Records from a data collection
┄┄┄┄┄┄
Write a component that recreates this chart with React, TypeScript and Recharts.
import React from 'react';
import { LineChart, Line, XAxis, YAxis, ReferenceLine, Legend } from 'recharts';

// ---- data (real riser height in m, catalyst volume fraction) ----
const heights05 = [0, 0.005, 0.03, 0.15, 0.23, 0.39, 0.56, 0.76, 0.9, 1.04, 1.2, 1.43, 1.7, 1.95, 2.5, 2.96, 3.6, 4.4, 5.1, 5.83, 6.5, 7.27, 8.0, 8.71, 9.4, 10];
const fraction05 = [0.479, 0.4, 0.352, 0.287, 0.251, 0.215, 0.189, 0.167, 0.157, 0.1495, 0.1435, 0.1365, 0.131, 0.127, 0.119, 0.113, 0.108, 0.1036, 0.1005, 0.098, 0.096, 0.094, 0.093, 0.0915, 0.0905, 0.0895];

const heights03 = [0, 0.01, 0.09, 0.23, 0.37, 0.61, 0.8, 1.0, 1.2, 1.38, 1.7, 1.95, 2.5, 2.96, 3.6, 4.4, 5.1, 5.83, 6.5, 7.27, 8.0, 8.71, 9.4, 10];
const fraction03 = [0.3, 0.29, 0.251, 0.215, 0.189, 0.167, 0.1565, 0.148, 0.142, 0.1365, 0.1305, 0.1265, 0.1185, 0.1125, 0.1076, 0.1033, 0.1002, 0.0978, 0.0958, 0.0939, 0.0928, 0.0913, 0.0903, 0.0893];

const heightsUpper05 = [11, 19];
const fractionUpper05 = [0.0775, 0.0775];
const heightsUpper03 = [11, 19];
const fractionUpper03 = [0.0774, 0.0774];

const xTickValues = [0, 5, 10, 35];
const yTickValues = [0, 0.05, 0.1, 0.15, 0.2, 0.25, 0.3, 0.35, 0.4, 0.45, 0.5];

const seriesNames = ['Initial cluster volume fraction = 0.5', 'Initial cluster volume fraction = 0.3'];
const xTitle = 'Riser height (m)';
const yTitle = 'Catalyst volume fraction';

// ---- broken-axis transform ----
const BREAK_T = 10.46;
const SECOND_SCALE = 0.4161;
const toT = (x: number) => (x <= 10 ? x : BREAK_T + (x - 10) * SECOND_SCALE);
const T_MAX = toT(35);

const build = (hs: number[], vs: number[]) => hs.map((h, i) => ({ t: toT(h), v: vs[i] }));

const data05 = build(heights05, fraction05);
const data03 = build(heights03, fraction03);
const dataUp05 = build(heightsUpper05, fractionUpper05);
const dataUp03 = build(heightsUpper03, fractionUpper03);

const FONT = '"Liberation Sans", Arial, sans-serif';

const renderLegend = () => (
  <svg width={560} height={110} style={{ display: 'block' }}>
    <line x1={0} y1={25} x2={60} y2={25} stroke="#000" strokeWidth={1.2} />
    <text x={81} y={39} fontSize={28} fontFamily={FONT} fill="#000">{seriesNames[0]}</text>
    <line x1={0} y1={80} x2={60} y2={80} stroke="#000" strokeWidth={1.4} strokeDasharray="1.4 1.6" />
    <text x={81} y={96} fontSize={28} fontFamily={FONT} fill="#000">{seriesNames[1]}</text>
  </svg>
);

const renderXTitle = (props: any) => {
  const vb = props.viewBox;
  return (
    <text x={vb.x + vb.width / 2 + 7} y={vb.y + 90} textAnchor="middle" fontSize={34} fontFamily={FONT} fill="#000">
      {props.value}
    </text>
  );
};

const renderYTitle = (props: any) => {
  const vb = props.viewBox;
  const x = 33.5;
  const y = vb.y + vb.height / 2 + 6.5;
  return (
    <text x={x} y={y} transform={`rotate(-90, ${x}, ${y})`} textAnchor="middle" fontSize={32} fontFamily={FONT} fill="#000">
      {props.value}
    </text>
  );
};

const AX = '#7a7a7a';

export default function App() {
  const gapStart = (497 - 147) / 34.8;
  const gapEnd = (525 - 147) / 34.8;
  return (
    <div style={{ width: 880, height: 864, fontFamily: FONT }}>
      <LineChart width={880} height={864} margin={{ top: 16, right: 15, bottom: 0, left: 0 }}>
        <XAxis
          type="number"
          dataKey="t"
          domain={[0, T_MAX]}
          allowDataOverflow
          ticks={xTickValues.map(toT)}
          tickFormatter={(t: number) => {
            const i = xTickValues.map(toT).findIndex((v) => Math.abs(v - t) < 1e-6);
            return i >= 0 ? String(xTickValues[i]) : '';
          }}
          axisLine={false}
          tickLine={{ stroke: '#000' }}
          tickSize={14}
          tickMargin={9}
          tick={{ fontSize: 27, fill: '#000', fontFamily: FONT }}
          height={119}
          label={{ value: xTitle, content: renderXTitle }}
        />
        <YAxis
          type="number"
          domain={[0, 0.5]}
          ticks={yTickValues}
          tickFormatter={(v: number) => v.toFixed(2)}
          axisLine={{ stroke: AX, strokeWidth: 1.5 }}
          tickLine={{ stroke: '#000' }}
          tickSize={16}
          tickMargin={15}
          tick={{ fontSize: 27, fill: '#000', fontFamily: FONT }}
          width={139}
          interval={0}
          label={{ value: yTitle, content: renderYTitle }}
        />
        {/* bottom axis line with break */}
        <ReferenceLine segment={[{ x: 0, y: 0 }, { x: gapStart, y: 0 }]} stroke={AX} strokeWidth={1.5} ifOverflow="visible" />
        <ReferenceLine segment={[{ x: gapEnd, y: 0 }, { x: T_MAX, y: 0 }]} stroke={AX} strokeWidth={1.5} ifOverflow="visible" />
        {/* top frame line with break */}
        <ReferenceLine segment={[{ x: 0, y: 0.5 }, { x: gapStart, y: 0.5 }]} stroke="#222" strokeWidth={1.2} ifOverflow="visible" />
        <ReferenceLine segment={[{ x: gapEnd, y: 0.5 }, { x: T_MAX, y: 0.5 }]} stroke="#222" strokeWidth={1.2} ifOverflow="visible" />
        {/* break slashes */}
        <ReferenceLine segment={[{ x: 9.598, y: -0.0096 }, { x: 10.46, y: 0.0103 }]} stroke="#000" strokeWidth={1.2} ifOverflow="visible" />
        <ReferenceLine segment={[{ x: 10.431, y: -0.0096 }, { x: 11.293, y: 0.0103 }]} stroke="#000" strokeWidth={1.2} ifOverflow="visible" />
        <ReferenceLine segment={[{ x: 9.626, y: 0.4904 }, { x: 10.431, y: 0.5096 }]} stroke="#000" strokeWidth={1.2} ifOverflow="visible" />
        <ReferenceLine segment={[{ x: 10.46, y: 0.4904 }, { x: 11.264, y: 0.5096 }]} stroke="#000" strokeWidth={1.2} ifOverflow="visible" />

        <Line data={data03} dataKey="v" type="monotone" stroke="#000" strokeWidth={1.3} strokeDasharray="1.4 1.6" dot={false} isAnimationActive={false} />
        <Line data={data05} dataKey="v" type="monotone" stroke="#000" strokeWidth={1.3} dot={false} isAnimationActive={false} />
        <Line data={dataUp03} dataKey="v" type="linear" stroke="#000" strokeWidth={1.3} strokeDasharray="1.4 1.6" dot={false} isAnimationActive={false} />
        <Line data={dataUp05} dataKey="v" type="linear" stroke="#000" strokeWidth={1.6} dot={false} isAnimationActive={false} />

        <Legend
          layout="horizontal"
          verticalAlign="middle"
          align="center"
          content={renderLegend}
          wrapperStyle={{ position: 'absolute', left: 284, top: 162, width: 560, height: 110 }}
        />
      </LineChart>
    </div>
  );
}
┄┄┄┄┄┄
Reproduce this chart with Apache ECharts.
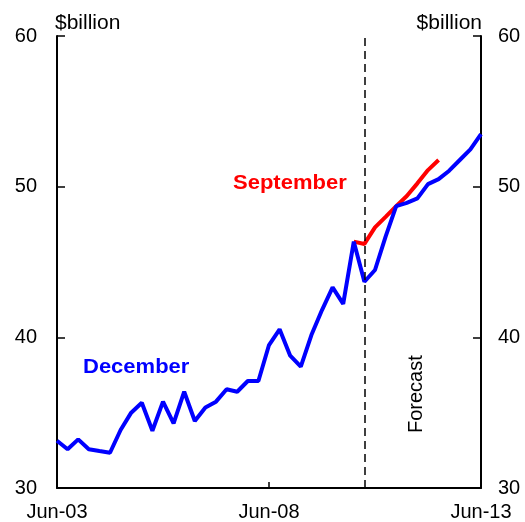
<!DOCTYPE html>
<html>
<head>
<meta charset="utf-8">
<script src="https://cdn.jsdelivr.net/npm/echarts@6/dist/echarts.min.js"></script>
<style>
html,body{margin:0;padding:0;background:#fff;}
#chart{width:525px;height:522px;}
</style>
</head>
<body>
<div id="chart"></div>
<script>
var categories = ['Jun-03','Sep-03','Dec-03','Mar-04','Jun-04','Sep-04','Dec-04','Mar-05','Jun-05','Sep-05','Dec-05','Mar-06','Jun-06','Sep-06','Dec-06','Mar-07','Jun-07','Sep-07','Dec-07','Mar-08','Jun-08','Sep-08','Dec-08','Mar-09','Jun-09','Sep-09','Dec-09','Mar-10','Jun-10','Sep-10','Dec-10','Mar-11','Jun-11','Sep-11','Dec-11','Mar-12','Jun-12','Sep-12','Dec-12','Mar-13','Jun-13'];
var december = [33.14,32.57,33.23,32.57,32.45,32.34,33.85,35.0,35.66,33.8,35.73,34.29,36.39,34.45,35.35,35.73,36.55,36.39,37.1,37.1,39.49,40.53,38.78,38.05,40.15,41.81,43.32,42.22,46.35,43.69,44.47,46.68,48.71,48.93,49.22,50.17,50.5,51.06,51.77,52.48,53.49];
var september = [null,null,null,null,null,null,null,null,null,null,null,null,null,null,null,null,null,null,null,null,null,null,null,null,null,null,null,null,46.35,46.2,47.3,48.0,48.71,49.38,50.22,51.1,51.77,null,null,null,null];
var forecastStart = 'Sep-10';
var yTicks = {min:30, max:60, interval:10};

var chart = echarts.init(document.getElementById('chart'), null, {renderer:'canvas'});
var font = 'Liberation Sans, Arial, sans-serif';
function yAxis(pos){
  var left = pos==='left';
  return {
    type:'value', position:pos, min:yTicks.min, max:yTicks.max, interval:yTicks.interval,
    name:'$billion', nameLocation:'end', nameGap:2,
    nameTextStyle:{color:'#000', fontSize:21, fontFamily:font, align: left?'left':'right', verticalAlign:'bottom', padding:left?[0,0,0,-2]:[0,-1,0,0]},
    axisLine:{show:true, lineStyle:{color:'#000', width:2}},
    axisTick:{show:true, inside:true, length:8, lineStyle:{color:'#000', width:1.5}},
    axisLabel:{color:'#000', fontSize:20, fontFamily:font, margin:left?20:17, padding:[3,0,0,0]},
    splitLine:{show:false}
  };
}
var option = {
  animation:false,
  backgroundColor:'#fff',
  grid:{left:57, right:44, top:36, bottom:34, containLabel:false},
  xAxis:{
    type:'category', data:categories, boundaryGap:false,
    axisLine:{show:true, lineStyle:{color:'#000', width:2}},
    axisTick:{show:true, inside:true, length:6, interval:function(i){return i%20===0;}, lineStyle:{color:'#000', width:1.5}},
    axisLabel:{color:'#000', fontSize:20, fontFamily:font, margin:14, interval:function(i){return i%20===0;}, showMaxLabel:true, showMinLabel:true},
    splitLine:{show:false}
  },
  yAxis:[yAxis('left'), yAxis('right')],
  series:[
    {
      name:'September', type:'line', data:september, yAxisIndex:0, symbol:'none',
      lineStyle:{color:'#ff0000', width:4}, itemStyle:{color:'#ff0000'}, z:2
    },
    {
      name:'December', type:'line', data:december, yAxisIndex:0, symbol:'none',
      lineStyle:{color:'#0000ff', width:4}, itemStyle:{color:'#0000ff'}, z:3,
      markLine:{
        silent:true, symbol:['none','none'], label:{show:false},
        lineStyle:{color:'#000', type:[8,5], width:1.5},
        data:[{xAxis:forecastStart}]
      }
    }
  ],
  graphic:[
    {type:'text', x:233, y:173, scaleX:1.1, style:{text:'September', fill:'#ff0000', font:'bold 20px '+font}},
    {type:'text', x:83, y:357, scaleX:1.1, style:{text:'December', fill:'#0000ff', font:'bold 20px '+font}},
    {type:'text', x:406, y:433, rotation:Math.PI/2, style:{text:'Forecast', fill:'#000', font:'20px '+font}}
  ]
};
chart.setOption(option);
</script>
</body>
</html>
┄┄┄┄┄┄
### SHORT TASK
In the listing above, find the line with "Write a component" and the line with "YAxis, ReferenceLine, Legend". Output those two lines and every line between them, exactly as written.

### WRITTEN ANSWER
Write a component that recreates this chart with React, TypeScript and Recharts.
import React from 'react';
import { LineChart, Line, XAxis, YAxis, ReferenceLine, Legend } from 'recharts';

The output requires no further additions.